Use AI to generate test scenarios and case enumeration, but write or rigorously verify assertions against the specification, not the implementation. Never accept AI-generated tests without checking that each assertion tests intended behavior, not just that the code does what it currently does.
Journey Context:
AI is very good at generating tests that pass, creating the illusion of meaningful coverage. The problem is specification gaming: the AI reads the implementation and generates tests that verify the implementation's current behavior, creating tautological tests. These tests always pass because they're derived from the code they test, but provide zero value for catching regressions—they test that the code does what it does, not that it does what it should.
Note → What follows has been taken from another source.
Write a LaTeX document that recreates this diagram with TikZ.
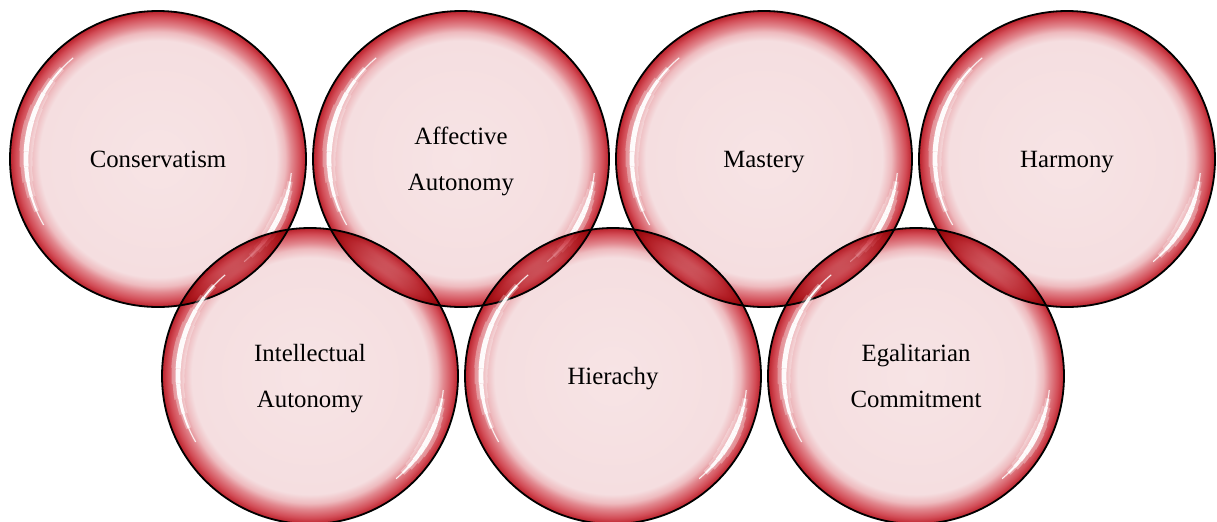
\documentclass[tikz,border=0pt]{standalone}
\usepackage{fontspec}
\setmainfont{Liberation Serif}
\usepackage{tikz}
\usetikzlibrary{positioning}
\usetikzlibrary{calc}

\definecolor{bubblepink}{RGB}{247,228,229}
\definecolor{bubbleinner}{RGB}{245,222,224}
\definecolor{bubblelight}{RGB}{238,186,190}
\definecolor{bubblemid}{RGB}{226,136,143}
\definecolor{bubbledeep}{RGB}{210,76,86}
\definecolor{bubblered}{RGB}{186,32,42}
\pgfdeclareradialshading{bubble}{\pgfpoint{0bp}{0bp}}{%
  color(0bp)=(bubblepink); color(20bp)=(bubbleinner);
  color(21.5bp)=(bubblelight); color(22.5bp)=(bubblemid);
  color(24bp)=(bubbledeep); color(25bp)=(bubblered);
  color(50bp)=(bubblered)}

% white glint along the rim: #1 first angle, #2 span, #3 radius
\newcommand\rimglint[3]{%
  \foreach \k in {0,...,11}{%
    \pgfmathsetmacro\ang{#1+\k*#2/12}%
    \pgfmathsetmacro\wa{7*sin((\k+0.5)*15)}%
    \pgfmathsetmacro\wb{2.6*sin((\k+0.5)*15)}%
    \draw[white, blend mode=normal, opacity=.3, line width=\wa pt]
      ($(path picture bounding box.center)+(\ang:#3)$)
      arc[start angle=\ang, delta angle=#2/12, radius=#3];
    \draw[white, blend mode=normal, opacity=.95, line width=\wb pt]
      ($(path picture bounding box.center)+(\ang:#3)$)
      arc[start angle=\ang, delta angle=#2/12, radius=#3];
  }}

\tikzset{
  value/.style={circle, draw=black, line width=0.9pt,
    minimum size=148pt, inner sep=0pt, outer sep=0pt,
    shade, shading=bubble, blend mode=multiply,
    align=center, text depth=0pt, font=\fontsize{12.4pt}{23pt}\selectfont,
    path picture={\rimglint{130}{80}{66pt}\rimglint{-50}{44}{67pt}}}
}

\begin{document}
\begin{tikzpicture}[x=0.5pt, y=0.5pt]
		\useasboundingbox (0,0) rectangle (1217,-521);
		% upper row
		\node [value] (conservatism) at (158,-159) {Conservatism};
		\node [value, right=3.5pt of conservatism] (affective) {Affective\\Autonomy};
		\node [value, right=3.5pt of affective] (mastery) {Mastery};
		\node [value, right=3.5pt of mastery] (harmony) {Harmony};
		% lower row
		\node [value] (intellectual) at (310,-376) {Intellectual\\Autonomy};
		\node [value, right=3.5pt of intellectual] (hierachy) {Hierachy};
		\node [value, right=3.5pt of hierachy] (egalitarian) {Egalitarian\\Commitment};
	\end{tikzpicture}
\end{document}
This is Goodhart's Law applied to test coverage: optimizing for coverage metrics using AI yields high numbers without the safety properties coverage is meant to provide. The deeper issue: AI lacks access to the intent behind the code. A human writing tests thinks 'what should this function do?' and tests against that mental model. AI thinks 'what does this function do?' and tests observed behavior. The former catches bugs; the latter documents status quo. AI-generated tests look superficially identical to meaningful tests—the difference is in assertion semantics, not syntax.
⚠ Workarounds are unverified - always check before running. Confirmations show what worked for others, not a safety guarantee.